» Exercise brief
A verbatim copy is needed of the lines from the one containing "Emit a web page" down to the one containing "var yMin = 90, yMax = 210, yStep = 20;", inclusive. Print it with no pictures.

>> begin Extracted material

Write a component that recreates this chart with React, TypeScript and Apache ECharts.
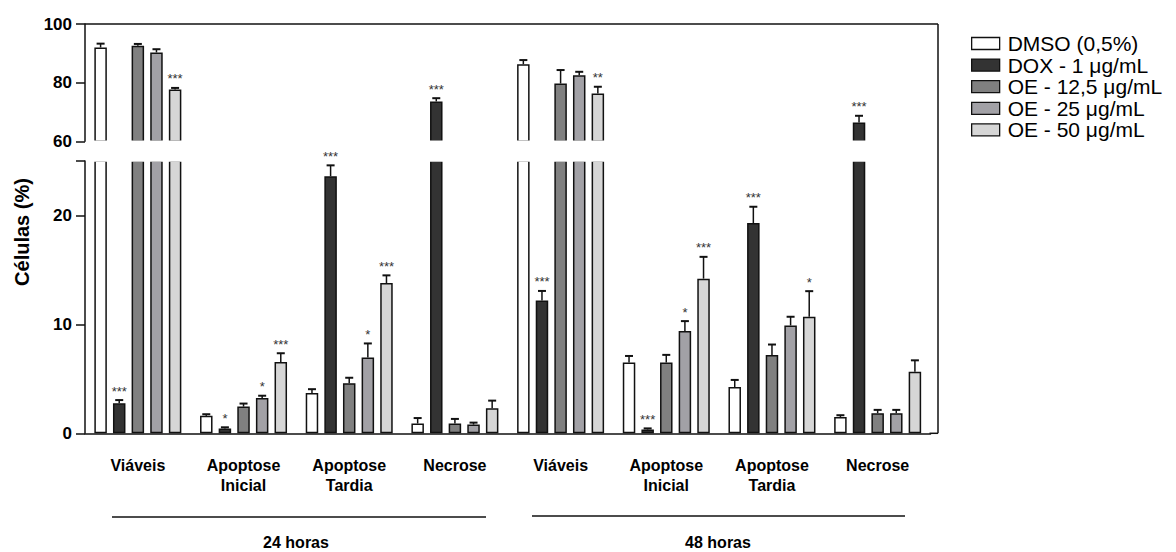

>> end Extracted material
>> begin Extracted material

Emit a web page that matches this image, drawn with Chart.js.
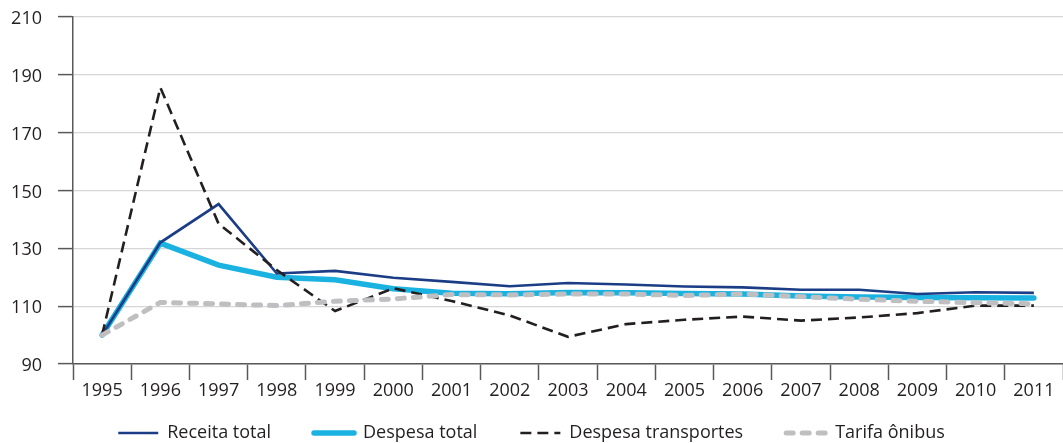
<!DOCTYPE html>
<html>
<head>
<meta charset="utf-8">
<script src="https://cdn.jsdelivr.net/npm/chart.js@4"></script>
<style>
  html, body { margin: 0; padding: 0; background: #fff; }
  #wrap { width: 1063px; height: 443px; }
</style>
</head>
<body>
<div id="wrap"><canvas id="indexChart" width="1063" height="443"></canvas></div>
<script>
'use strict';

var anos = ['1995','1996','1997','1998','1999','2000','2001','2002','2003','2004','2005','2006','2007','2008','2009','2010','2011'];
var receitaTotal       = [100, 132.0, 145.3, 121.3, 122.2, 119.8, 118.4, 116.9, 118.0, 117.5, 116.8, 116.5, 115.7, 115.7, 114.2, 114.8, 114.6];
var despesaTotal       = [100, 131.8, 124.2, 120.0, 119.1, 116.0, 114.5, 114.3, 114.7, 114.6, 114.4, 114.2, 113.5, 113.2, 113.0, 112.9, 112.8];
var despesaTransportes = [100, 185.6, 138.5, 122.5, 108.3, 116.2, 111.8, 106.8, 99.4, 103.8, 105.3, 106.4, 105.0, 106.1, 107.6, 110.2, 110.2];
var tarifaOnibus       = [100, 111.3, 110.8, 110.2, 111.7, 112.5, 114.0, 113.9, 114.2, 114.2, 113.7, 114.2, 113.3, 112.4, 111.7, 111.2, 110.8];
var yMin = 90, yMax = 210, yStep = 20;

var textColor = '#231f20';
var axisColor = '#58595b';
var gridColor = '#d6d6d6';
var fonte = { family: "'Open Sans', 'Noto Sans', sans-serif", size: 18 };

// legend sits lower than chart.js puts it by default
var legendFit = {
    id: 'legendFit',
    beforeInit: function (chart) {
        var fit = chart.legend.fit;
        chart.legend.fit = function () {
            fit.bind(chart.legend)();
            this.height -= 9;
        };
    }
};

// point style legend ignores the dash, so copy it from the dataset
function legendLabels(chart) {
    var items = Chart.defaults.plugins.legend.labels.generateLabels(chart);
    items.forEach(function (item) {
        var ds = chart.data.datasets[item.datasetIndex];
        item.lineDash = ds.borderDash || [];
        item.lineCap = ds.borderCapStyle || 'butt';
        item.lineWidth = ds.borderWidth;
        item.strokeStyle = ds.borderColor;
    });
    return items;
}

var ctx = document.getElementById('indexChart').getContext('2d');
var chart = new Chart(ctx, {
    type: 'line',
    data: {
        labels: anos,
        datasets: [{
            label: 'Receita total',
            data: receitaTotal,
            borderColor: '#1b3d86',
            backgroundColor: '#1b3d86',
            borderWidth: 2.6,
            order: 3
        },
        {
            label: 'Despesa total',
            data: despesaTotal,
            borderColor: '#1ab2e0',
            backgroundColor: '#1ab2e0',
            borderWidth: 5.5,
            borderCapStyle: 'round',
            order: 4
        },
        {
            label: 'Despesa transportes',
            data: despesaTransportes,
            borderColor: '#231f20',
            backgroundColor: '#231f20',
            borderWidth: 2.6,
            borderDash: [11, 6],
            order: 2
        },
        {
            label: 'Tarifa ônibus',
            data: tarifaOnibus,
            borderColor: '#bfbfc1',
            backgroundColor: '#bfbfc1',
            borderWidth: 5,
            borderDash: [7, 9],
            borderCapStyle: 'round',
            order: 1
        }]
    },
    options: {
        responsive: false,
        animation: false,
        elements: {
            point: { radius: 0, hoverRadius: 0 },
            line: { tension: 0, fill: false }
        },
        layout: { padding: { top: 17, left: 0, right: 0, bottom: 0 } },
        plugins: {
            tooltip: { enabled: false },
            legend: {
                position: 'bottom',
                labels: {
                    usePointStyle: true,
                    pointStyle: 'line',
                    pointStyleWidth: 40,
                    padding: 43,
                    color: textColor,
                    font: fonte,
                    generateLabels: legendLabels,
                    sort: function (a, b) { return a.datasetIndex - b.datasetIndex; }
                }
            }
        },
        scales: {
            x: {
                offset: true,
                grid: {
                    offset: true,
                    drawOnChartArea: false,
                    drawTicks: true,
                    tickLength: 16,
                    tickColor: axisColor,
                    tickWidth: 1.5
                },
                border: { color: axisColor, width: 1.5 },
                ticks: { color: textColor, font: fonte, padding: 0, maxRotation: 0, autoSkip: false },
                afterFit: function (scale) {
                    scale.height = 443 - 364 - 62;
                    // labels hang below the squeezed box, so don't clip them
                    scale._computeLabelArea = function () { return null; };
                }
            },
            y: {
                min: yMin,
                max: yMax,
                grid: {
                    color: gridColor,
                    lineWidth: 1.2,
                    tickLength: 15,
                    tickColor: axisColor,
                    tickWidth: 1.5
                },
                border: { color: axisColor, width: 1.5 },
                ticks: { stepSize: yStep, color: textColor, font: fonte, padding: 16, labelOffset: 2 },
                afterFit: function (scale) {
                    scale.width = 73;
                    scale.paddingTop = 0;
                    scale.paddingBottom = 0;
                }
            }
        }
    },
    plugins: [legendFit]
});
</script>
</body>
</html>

>> end Extracted material

» Solution to this exercise
Emit a web page that matches this image, drawn with Chart.js.
<!DOCTYPE html>
<html>
<head>
<meta charset="utf-8">
<script src="https://cdn.jsdelivr.net/npm/chart.js@4"></script>
<style>
  html, body { margin: 0; padding: 0; background: #fff; }
  #wrap { width: 1063px; height: 443px; }
</style>
</head>
<body>
<div id="wrap"><canvas id="indexChart" width="1063" height="443"></canvas></div>
<script>
'use strict';

var anos = ['1995','1996','1997','1998','1999','2000','2001','2002','2003','2004','2005','2006','2007','2008','2009','2010','2011'];
var receitaTotal       = [100, 132.0, 145.3, 121.3, 122.2, 119.8, 118.4, 116.9, 118.0, 117.5, 116.8, 116.5, 115.7, 115.7, 114.2, 114.8, 114.6];
var despesaTotal       = [100, 131.8, 124.2, 120.0, 119.1, 116.0, 114.5, 114.3, 114.7, 114.6, 114.4, 114.2, 113.5, 113.2, 113.0, 112.9, 112.8];
var despesaTransportes = [100, 185.6, 138.5, 122.5, 108.3, 116.2, 111.8, 106.8, 99.4, 103.8, 105.3, 106.4, 105.0, 106.1, 107.6, 110.2, 110.2];
var tarifaOnibus       = [100, 111.3, 110.8, 110.2, 111.7, 112.5, 114.0, 113.9, 114.2, 114.2, 113.7, 114.2, 113.3, 112.4, 111.7, 111.2, 110.8];
var yMin = 90, yMax = 210, yStep = 20;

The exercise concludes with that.